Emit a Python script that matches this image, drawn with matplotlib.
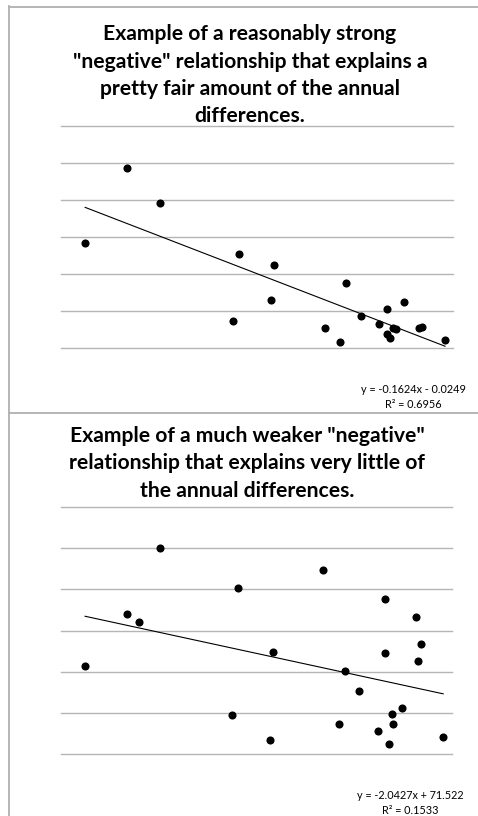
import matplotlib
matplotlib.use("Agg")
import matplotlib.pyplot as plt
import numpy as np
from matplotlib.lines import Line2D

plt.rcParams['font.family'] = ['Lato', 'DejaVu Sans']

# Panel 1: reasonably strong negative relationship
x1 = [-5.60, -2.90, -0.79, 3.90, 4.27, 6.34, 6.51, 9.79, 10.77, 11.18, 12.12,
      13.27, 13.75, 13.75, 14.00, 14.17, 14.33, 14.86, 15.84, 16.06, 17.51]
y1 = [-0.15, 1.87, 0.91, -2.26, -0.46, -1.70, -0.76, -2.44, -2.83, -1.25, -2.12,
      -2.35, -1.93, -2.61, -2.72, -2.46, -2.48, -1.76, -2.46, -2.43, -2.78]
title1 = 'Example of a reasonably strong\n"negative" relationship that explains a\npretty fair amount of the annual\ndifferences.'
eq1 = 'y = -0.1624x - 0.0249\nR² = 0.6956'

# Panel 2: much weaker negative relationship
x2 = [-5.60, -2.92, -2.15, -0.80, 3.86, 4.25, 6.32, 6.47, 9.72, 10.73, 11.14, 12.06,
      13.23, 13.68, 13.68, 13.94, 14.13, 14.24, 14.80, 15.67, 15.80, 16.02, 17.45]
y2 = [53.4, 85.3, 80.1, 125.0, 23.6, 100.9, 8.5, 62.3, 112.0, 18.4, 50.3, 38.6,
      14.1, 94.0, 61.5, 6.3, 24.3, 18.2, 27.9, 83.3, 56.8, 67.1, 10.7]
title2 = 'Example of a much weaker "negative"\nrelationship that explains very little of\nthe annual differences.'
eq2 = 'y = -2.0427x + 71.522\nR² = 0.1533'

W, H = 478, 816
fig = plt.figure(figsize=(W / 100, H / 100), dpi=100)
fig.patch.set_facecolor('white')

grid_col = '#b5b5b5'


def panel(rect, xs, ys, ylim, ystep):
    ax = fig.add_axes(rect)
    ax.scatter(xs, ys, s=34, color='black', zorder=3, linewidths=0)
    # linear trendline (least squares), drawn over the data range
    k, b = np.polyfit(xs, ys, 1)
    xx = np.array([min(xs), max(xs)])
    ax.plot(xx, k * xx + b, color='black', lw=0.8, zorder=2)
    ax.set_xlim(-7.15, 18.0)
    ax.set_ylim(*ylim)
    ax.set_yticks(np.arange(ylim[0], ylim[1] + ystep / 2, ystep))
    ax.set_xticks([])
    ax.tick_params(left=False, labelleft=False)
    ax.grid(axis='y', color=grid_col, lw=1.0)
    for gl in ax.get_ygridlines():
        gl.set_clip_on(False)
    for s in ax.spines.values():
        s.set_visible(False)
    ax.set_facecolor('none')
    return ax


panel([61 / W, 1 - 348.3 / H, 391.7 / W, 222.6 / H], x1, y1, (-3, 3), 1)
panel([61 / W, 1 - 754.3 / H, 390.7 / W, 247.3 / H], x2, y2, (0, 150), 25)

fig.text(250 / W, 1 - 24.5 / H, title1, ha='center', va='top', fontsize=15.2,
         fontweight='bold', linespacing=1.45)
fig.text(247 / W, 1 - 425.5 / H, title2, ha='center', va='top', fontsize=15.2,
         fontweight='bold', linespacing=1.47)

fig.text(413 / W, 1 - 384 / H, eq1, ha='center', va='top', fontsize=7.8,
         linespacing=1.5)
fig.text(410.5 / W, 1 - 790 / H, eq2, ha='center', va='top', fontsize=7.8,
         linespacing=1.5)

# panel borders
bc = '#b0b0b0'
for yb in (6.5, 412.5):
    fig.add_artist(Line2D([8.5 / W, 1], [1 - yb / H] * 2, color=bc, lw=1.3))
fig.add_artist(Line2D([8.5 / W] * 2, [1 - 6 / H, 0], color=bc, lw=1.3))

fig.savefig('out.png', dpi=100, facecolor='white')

— Written task —
Reproduce the material above from its first line through the line containing "plt.rcParams['font.family'] = ['Lato', 'DejaVu", both ends included, and skip every picture.

— Result below —
Emit a Python script that matches this image, drawn with matplotlib.
import matplotlib
matplotlib.use("Agg")
import matplotlib.pyplot as plt
import numpy as np
from matplotlib.lines import Line2D

plt.rcParams['font.family'] = ['Lato', 'DejaVu Sans']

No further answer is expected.